As per government data, there has been a three-fold increase in the stock of affordable houses completed under the Pradhan Mantri Awas Yojana (PMAY) since April 2017.

Low cost housing completed under Pradhan Mantri Awas Yojana (PMAY)
Source: Ministry of Housing and Urban Development

 

A large part of this growth has been driven by home loans, especially borrowings less than INR10L taken by the poorest of the urban poor.

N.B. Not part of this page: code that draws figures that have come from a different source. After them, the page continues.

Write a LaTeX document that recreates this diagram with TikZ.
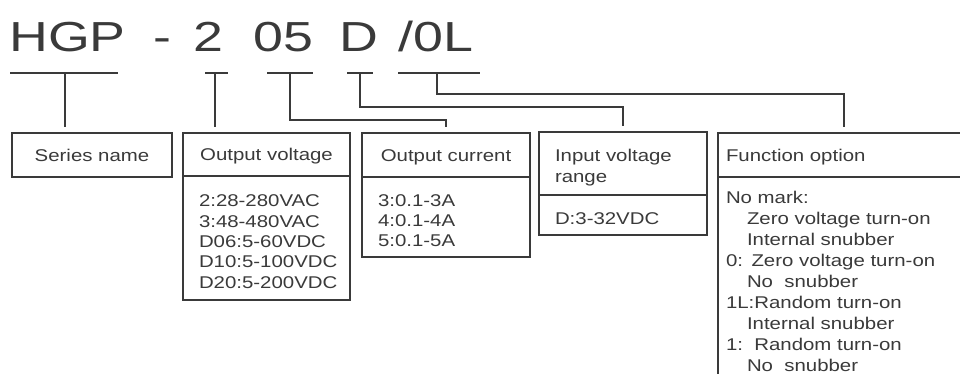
\documentclass[tikz,border=0pt]{standalone}
\usepackage{fontspec}
\setmainfont{Liberation Sans}[FakeStretch=1.2]
\newfontfamily\codefont{Liberation Sans}[FakeStretch=1.28]
\usetikzlibrary{positioning, calc}
\definecolor{ink}{HTML}{3A3A3A}
\newcommand{\topgap}[1]{\rule{0pt}{#1}}
\tikzset{
  codepart/.style={font=\codefont\fontsize{42}{50}\selectfont, text=ink, inner sep=0pt, anchor=base west},
  bar/.style={draw=ink, line width=1.8pt},
  link/.style={draw=ink, line width=1.8pt, shorten >=6pt},
  head/.style={rectangle, draw=ink, line width=1.8pt, anchor=north west, inner sep=0pt,
               outer sep=0pt, font=\fontsize{17}{21}\selectfont, text=ink},
  onehead/.style={head, text height=12pt, text depth=-4pt},
  lefthead/.style={head, align=left, inner xsep=16pt},
  body/.style={head, align=left, inner xsep=16pt},
  lowbody/.style={body, font=\fontsize{17}{20.3}\selectfont},
}
\begin{document}
\begin{tikzpicture}[x=1pt, y=-1pt]
  \clip (0,0) rectangle (960,374);
  \fill[white] (0,0) rectangle (960,374);

  % part number
  \node[codepart] (tseries) at (9,52) {HGP};
  \node[codepart] (tdash) at (153,52) {-};
  \node[codepart] (tvolt) at (193,52) {2};
  \node[codepart] (tcurr) at (253,52) {05};
  \node[codepart] (tin) at (339,52) {D};
  \node[codepart] (tfunc) at (398,52) {/0L};

  \draw[bar] (10,73) -- (118,73);
  \draw[bar] (205,73) -- (228,73);
  \draw[bar] (267,73) -- (313,73);
  \draw[bar] (347,73) -- (373,73);
  \draw[bar] (398,73) -- (480,73);
  \coordinate (cseries) at (65,73);
  \coordinate (cvolt) at (215,73);
  \coordinate (ccurr) at (290,73);
  \coordinate (cin) at (360,73);
  \coordinate (cfunc) at (437,73);

  % boxes
  \node[onehead, minimum width=160pt, minimum height=44pt] (series) at (12,133) {Series name};

  \node[onehead, minimum width=167pt, minimum height=43pt] (volt) at (183,133) {Output voltage};
  \node[lowbody, minimum width=167pt, minimum height=124pt, text width=135pt] (voltbody) at (volt.south west)
    {\topgap{19pt}\mbox{2:28-280VAC}\\\mbox{3:48-480VAC}\\\mbox{D06:5-60VDC}\\\mbox{D10:5-100VDC}\\\mbox{D20:5-200VDC}};

  \node[onehead, minimum width=168pt, minimum height=44pt] (curr) at (362,133) {Output current};
  \node[lowbody, minimum width=168pt, minimum height=80pt, text width=136pt] (currbody) at (curr.south west)
    {\topgap{19pt}3:0.1-3A\\4:0.1-4A\\5:0.1-5A};

  \node[lefthead, minimum width=168pt, minimum height=63pt, text width=136pt] (input) at (539,132)
    {\topgap{20pt}Input voltage\\range};
  \node[lowbody, minimum width=168pt, minimum height=40pt, text width=136pt] (inbody) at (input.south west)
    {\topgap{19pt}D:3-32VDC};

  \node[lefthead, onehead, inner xsep=8pt, minimum width=252pt, minimum height=44pt, text width=236pt] (func) at (718,133)
    {Function option};
  \node[body, inner xsep=8pt, minimum width=252pt, minimum height=209pt, text width=236pt] (funcbody) at (func.south west)
    {No mark:\\
     \hspace*{21pt}Zero voltage turn-on\\
     \hspace*{21pt}Internal snubber\\
     0: Zero voltage turn-on\\
     \hspace*{21pt}No\ \ snubber\\
     1L:Random turn-on\\
     \hspace*{21pt}Internal snubber\\
     1:\ \ Random turn-on\\
     \hspace*{21pt}No\ \ snubber};

  % connectors
  \draw[link] (cseries) -- (cseries |- series.north);
  \draw[link] (cvolt) -- (cvolt |- volt.north);
  \draw[link] (ccurr) |- ([yshift=13pt]curr.north) -- (curr.north);
  \draw[link] (cin) |- ([yshift=25pt]input.north) -- (input.north);
  \draw[link] (cfunc) |- ([yshift=39pt]func.north) -- (func.north);
\end{tikzpicture}
\end{document}
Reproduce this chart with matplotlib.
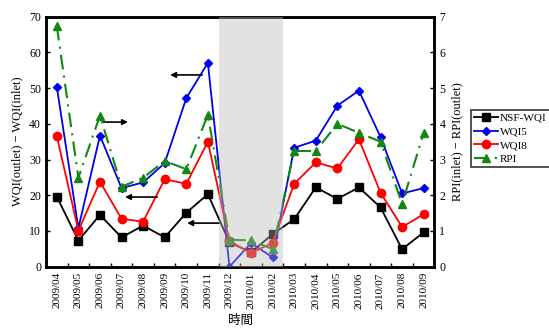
import matplotlib
matplotlib.use("Agg")
import matplotlib.pyplot as plt
import numpy as np

months = ["2009/04", "2009/05", "2009/06", "2009/07", "2009/08", "2009/09",
          "2009/10", "2009/11", "2009/12", "2010/01", "2010/02", "2010/03",
          "2010/04", "2010/05", "2010/06", "2010/07", "2010/08", "2010/09"]
nsf_wqi = [19.6, 7.3, 14.5, 8.2, 11.5, 8.2, 15.1, 20.3, 6.8, 4.0, 9.1, 13.3,
           22.2, 19.0, 22.2, 16.6, 4.9, 9.6]
wqi5 = [50.4, 10.8, 36.7, 22.0, 23.6, 29.0, 47.2, 57.1, 0.0, 6.6, 2.6, 33.3,
        35.3, 45.1, 49.3, 36.3, 20.5, 22.0]
wqi8 = [36.6, 10.1, 23.8, 13.4, 12.6, 24.5, 23.2, 35.0, 7.2, 3.8, 6.7, 23.2,
        29.2, 27.5, 35.7, 20.7, 11.1, 14.7]
rpi = [6.74, 2.49, 4.23, 2.24, 2.49, 2.96, 2.73, 4.25, 0.75, 0.74, 0.49, 3.24,
       3.24, 4.00, 3.75, 3.50, 1.76, 3.75]

plt.rcParams['font.family'] = ['Liberation Serif', 'Noto Sans CJK TC']

fig = plt.figure(figsize=(5.49, 3.28), dpi=100)
ax = fig.add_axes([0.0838, 0.187, 0.7076, 0.762])
ax2 = ax.twinx()

x = np.arange(len(months))
l1, = ax.plot(x, nsf_wqi, color='black', marker='s', markersize=5.5, lw=1.3, label='NSF-WQI')
l2, = ax.plot(x, wqi5, color='#0000ee', marker='D', markersize=4, lw=1.3, label='WQI5')
l3, = ax.plot(x, wqi8, color='#ff0000', marker='o', markersize=6, lw=1.3, label='WQI8')
l4, = ax2.plot(x, rpi, color='#118811', marker='^', markersize=6, lw=1.5,
               ls=(0, (7, 3, 1, 3)), label='RPI')

ax2.axvspan(7.5, 10.5, color='#b8b8b8', alpha=0.4, lw=0, zorder=5)

ax.set_xlim(-0.5, len(months) - 0.5)
ax.set_ylim(0, 70)
ax2.set_ylim(0, 7)
ax.set_yticks(np.arange(0, 71, 10))
ax2.set_yticks(np.arange(0, 8, 1))
ax.set_xticks(x)
ax.set_xticklabels(months, rotation=90, fontsize=8)
ax.set_xticks(x[:-1] + 0.5, minor=True)
ax.tick_params(axis='x', which='major', length=0, pad=4)
ax.tick_params(axis='x', which='minor', direction='in', length=3, width=1)
ax.tick_params(axis='y', direction='in', length=3, width=1, labelsize=8.5, colors='black')
ax2.tick_params(axis='y', direction='in', length=3, width=1, labelsize=8.5)
for a in (ax, ax2):
    for s in a.spines.values():
        s.set_linewidth(1.8)

ax.set_ylabel('WQI(outlet) − WQI(inlet)', fontsize=9)
ax2.set_ylabel('RPI(inlet) − RPI(outlet)', fontsize=9)
ax.set_xlabel('時間', fontsize=9, family=['Noto Sans CJK TC'])

arrows = [((6.74, 53.7), (5.25, 53.7)), ((2.14, 40.5), (3.30, 40.5)),
          ((4.65, 19.5), (3.16, 19.5)), ((7.52, 12.2), (6.04, 12.2))]
for tail, head in arrows:
    ax.annotate('', xy=head, xytext=tail,
                arrowprops=dict(arrowstyle='-|>', color='black', lw=1.2,
                                mutation_scale=8, shrinkA=0, shrinkB=0))

leg = fig.legend(handles=[l1, l2, l3, l4], loc='upper left',
                 bbox_to_anchor=(0.858, 0.665), fontsize=8, frameon=True,
                 fancybox=False, edgecolor='black', handlelength=2.1,
                 borderpad=0.3, labelspacing=0.35, handletextpad=0.2,
                 borderaxespad=0)
leg.get_frame().set_linewidth(1.2)

fig.savefig('out.png', dpi=100)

Growth in number of home loans sanctioned
Source: National Housing Bank

 

The banks’ ongoing NPA crisis has ensured they stay away from big ticket corporate borrowers, instead placing their attention on retail customers. Thanks to the government and RBI’s affordable housing push, these customers are increasingly from the economically weaker sections (EWS) of society.

 

However, there are already preliminary reports on rising defaults in affordable home loans, with NPAs for loans amounting less than INR2L crossing 10%. 

 

It does not take a flight of imagination to understand how this may be transpiring on the ground. Implementation agencies are focused on building 2 crore homes over next 3 years i.e. the PMAY scheme target.

 

Hence, to maintain momentum to the elections, there is a natural push on financial institutions (both public sector banks and housing finance companies) to ensure the scheme’s key milestones are achieved, perhaps at the expense of necessary prudency.

 

In fact, Moody’s in a recent note pointed that there has lately been some “easing in lending standards” in the affordable home loans segment. 

 

There is a need to institutionalise the vision of affordable housing in India and decouple the achievement of its goals from political considerations.

 

The said institutionalisation will fail to manifest unless it falls out of the purview of a central government scheme and instead moves to perhaps a government-sponsored enterprise (GSE) i.e. a financial services corporation created by an Act of Parliament (a parallel to the US based GSE can be a useful starting point).

 

Such a GSE would have a long-term mandate to provide affordable housing through incentives to drive both demand, which the PMAY scheme is already doing, and supply, where there still are wide unit economics and capacity related gaps. That way, the requisite checks and balances to prevent reckless lending and regulate competitive dynamics can be organised.

 

Secondly, such a structure would ensure a sense of continuity is maintained irrespective of the government in power. After all, poverty and the need for affordable housing in India will not end after 2019 or even 2022.

 

96% of housing shortage in urban India comes from EWS and low-income group. The aspiration to resolve such a mammoth problem showcases the Prime Minister’s grand vision.

 

But this vision can only condense into an actual, permanent, and sustainable change by making it a permanent goal in the first place. Otherwise, even if the issue of housing shortage disappears, it would surely be replaced by other unique problems such as delinquencies amongst the poorest of citizens or the need for tax payers to bail them out.